[Begin Collected data]

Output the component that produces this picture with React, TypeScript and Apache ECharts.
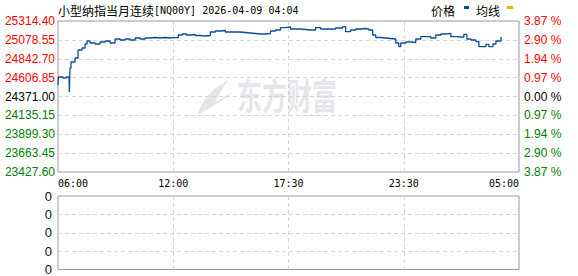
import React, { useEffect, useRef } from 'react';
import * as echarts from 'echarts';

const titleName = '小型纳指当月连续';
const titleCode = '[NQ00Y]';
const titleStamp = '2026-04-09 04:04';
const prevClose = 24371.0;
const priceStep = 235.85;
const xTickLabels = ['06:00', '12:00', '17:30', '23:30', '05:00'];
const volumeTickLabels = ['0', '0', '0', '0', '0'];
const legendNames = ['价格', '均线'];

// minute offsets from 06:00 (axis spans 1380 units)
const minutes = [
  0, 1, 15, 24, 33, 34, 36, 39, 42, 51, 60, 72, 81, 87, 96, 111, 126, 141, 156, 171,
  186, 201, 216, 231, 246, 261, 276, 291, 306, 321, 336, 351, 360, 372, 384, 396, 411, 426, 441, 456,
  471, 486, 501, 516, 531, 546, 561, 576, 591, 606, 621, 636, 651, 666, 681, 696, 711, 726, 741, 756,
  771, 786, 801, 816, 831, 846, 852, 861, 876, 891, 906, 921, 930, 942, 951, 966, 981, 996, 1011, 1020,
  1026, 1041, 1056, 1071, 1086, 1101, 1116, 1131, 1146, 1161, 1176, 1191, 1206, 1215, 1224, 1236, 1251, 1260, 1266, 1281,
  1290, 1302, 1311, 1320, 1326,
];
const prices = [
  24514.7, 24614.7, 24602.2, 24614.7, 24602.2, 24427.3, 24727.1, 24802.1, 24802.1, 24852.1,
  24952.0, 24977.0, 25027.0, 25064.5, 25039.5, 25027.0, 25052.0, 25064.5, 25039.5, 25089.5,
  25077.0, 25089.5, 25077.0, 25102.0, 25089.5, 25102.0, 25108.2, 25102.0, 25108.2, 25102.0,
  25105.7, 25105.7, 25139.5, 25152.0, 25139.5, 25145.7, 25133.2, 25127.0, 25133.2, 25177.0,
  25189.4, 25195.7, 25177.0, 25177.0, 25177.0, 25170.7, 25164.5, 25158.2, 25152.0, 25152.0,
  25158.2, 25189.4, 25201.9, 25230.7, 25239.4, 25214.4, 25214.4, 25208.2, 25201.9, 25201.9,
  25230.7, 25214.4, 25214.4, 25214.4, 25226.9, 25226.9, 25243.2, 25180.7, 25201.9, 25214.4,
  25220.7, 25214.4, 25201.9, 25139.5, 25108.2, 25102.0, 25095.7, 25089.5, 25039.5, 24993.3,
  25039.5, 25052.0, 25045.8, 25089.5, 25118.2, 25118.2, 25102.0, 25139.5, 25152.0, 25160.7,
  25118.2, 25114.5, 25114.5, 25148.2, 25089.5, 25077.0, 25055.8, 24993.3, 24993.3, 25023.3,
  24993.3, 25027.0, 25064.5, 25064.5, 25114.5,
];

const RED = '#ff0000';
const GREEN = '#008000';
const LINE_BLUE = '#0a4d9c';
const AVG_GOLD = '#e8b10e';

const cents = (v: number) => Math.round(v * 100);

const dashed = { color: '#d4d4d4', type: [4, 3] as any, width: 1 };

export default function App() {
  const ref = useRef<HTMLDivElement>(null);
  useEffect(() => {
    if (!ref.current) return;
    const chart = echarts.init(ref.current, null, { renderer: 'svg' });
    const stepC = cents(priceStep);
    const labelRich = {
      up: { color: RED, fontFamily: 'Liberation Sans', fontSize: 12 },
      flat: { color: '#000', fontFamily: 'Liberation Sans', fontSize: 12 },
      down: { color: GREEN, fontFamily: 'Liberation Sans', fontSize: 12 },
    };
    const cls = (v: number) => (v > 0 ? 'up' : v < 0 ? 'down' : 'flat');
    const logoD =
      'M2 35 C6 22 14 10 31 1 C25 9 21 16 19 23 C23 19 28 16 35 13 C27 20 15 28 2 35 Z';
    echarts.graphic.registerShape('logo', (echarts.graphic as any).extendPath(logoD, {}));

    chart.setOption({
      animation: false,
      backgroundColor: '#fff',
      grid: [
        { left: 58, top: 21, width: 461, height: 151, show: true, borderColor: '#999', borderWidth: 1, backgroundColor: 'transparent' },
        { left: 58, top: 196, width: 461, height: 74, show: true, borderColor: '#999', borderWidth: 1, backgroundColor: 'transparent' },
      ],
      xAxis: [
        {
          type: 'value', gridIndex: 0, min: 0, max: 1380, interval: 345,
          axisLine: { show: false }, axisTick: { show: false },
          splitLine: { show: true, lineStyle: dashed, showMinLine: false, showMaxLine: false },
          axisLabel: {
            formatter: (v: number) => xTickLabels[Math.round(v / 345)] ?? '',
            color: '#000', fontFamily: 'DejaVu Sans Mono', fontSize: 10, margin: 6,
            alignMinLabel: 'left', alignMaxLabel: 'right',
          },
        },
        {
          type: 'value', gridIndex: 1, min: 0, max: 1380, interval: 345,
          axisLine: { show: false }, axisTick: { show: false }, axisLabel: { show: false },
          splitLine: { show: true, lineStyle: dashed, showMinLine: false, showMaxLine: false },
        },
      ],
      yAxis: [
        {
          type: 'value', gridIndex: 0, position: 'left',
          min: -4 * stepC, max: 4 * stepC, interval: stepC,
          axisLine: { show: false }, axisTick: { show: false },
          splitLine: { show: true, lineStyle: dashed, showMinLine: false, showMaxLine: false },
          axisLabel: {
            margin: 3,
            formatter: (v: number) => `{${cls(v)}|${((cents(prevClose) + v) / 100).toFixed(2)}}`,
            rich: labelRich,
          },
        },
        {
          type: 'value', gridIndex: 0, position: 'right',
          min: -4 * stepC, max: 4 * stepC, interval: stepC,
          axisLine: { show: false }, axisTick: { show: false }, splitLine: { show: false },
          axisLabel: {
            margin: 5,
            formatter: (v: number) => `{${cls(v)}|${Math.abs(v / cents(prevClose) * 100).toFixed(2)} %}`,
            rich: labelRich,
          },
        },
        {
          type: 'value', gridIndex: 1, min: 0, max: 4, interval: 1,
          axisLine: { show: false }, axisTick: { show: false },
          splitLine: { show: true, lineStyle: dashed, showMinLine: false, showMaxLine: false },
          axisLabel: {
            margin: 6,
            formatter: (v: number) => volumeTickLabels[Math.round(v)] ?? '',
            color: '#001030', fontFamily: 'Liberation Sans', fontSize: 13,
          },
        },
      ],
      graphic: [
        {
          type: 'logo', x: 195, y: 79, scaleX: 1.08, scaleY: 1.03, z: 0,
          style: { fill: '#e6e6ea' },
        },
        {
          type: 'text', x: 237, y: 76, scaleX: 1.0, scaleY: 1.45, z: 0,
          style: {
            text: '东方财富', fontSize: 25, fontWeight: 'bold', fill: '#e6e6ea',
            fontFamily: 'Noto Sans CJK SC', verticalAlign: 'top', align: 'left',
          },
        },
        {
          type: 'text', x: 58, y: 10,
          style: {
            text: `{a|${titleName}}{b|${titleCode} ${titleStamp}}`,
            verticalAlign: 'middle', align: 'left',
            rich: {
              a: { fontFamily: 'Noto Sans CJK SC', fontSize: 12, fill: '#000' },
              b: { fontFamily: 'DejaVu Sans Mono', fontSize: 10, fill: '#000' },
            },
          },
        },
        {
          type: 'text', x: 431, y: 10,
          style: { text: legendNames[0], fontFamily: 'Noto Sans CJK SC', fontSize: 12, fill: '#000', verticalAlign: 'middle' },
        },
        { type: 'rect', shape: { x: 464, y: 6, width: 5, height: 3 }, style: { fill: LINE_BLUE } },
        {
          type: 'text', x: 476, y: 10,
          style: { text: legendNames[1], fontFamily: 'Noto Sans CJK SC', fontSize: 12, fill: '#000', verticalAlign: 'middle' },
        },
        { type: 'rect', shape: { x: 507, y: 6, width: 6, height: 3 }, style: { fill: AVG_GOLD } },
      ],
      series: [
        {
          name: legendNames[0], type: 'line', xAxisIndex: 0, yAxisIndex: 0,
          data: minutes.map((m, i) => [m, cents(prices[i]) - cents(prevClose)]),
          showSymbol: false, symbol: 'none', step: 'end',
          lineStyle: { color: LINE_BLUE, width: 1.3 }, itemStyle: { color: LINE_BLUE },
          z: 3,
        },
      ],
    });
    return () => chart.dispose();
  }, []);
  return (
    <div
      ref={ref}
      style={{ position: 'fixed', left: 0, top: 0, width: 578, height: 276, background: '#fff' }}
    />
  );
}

[End Collected data]

_Work required_
Without the pictures, return the listing above from its first line through the line that has "import * as echarts from 'echarts';".

_Solution for this exercise_
Output the component that produces this picture with React, TypeScript and Apache ECharts.
import React, { useEffect, useRef } from 'react';
import * as echarts from 'echarts';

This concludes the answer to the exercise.